Martin herself has had an extensive background in football. However, in high school, she only played during her freshman year. She had a positive experience with the coaches, but the players would intentionally pick on her and hit her so hard on the field that she wouldn’t want to play. Ultimately, she decided the sport was too labor-intensive for her. 

However, when she was 18, she picked up football again and began playing for a women’s league as a defensive player. Over nineteen seasons, she’s played for all three women’s national teams and has won three gold medals in her career. After 15 years of playing defense, when a vacancy opened up on her team, Martin started playing as the quarterback of the San Diego Rebellions, one of the 22 teams in the Women’s National Football Conference.

In her past 12 years of coaching, she’s coached five different girls. One of these being Sofia Enemocon (10), a kicker for the junior varsity football team, who started playing football at Westview two weeks before Ava joined.

“We can bond over the fact that we’re girls on all-boy teams, [and] the fact that we’re both doing something no one’s done,” Ava said. “[Sofia] checks in on me [about] how things are going with my team. We’re always talking about how the teams are going, and we give each other support. Sometimes, it does get a little lonely when we have to change [by ourselves] in the girls locker room, so she makes it a lot easier.”

Enemocon transferred from Horizon Prep in Rancho Santa Fe, where she played as a kicker on the varsity football team as a freshman. Because she missed Westview’s football tryouts, she was placed on the JV team.

“It’s been good, but it has been different,” Enemocon said. “[There are] lots of new routes, and the playbook is just completely different, which is kind of stressful, but I’m learning.”

Martin has been helping Enemocon get caught up on the team’s offensive plays and teaching her how to tackle. (Yes, kickers do have to make tackles sometimes.) 

“She’s always got a great attitude [and] good effort,” Martin said. “I think she understands that because she got [to Westview] late, she’s a little bit behind the curve. [So] she’s always asking questions, she’s always trying to understand, [and] she’s doing everything she needs to do to try and get on the field.” 

Joining later into the season, Enemocon has just reached the ten practices necessary to play a game. Martin said it’s clear she had experience, but she needed to better familiarize herself with Westview’s playbook.

“I know that she’s played,” Martin said. “You can see aspects of it here and there, but it’s hard to [show skill] when you don’t know the scheme that’s going on around you. I feel like once we’re able to get her in there, and she starts getting comfortable, then we’re able to see what she can really do and then hone those skills from there.”

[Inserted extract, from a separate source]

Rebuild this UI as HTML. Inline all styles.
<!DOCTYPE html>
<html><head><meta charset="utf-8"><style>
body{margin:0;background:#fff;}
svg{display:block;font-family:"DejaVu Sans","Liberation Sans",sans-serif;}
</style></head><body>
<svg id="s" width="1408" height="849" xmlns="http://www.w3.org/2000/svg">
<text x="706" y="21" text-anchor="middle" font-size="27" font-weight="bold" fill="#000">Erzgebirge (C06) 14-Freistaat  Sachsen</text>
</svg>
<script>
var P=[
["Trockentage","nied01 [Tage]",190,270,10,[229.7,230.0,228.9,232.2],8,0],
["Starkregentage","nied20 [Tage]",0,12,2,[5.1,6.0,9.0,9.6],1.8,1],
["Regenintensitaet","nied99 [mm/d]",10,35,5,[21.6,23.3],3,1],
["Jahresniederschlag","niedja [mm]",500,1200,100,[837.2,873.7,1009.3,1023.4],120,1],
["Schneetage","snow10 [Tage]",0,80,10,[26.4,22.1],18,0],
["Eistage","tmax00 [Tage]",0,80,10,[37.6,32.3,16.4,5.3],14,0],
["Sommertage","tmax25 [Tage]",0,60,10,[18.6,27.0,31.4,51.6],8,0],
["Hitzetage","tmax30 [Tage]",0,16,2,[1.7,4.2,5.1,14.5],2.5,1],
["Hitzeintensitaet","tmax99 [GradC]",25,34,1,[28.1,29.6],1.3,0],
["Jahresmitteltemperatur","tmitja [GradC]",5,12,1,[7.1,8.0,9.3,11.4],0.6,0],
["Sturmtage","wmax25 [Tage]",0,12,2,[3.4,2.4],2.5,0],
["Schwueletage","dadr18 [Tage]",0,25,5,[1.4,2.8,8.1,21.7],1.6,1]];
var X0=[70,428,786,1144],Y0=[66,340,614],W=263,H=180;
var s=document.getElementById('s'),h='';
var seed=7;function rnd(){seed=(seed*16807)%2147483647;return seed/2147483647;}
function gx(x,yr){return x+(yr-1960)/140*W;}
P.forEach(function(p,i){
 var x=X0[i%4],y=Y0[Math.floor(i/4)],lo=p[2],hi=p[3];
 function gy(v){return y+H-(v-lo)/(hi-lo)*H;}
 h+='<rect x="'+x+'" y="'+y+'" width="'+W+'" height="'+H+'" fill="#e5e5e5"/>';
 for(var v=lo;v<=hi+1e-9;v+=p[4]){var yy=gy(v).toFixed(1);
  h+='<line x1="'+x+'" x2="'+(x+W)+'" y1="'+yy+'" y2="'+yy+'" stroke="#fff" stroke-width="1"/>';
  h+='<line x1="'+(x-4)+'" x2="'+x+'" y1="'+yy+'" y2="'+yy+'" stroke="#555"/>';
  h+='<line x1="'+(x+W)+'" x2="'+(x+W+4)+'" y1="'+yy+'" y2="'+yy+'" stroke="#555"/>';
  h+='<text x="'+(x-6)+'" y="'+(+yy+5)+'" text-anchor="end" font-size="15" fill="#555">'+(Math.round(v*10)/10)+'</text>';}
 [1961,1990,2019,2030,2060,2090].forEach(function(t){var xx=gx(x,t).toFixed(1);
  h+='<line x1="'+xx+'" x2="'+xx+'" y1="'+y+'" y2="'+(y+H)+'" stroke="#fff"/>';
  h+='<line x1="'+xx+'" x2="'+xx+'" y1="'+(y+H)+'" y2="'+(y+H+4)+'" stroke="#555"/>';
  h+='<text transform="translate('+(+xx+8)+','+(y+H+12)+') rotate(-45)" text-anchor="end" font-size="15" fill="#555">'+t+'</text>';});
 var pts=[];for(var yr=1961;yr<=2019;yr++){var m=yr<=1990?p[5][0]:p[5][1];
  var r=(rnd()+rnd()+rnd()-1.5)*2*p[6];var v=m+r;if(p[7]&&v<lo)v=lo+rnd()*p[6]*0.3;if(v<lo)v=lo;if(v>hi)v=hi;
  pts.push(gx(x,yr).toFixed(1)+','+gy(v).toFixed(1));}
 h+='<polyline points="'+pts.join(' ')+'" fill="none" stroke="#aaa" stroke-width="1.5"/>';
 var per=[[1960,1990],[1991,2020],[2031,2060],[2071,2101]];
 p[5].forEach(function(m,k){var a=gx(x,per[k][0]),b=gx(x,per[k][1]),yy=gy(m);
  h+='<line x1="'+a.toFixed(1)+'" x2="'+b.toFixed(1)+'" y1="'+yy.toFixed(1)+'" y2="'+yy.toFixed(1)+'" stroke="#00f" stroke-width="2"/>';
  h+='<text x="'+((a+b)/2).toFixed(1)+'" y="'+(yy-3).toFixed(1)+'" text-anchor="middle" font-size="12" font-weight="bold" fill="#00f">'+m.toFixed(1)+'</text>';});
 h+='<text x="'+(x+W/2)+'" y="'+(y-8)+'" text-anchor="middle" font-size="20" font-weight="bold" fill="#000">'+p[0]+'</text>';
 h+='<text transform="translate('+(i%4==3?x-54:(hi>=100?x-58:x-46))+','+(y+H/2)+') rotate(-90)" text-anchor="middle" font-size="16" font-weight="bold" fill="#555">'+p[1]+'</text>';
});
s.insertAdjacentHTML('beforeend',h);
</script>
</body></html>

Martin said she will prioritize Enemocon’s safety to the same extent as any other athlete she coaches by teaching her proper technique and the fundamentals of football. In a sport where an injury is always a risk for any athlete, she said by coaching these basic skills, hence preparing her players for a game, she’ll “lead a horse to water and hope they drink.”

“For me, whenever I [coach] a girl, [I talk] to them and say ‘Just show them you know football,’” Martin said. “Don’t accentuate the girl-boy thing, just accentuate the football thing—you’re here because you love football, and you want to learn how to play.”

Martin said her experience coaching, not playing, has best helped her understand how to guide her female athletes.

“I’ve had to deal with either parents [and athletes who question], ‘Wait, there’s a girl? There’s a female coach?’ or another coach who [thinks], ‘You can’t be the head coach because you’re female,’ and they’ll walk over and try to talk to somebody else,” Martin said. “So I know what it’s like to be a little bit different, but the thing that’s going to get them to bond to you [as a player] is gonna be football.”

In a traditionally male-dominated sport, Martin said women’s football is growing. Initially, her male athletes would single out their female teammate trying to show her that ‘girls don’t play football’ by putting a target on her back.  However, she now sees male players being especially helpful and supportive of their female teammates.

“I feel like I’m accomplishing something bigger than myself, for all women,” Ava said. “I’m breaking new barriers that not a lot of people [have] broken, and I feel like I’m paving the way for other people, [like how] Sofia also helped pave the way for me.”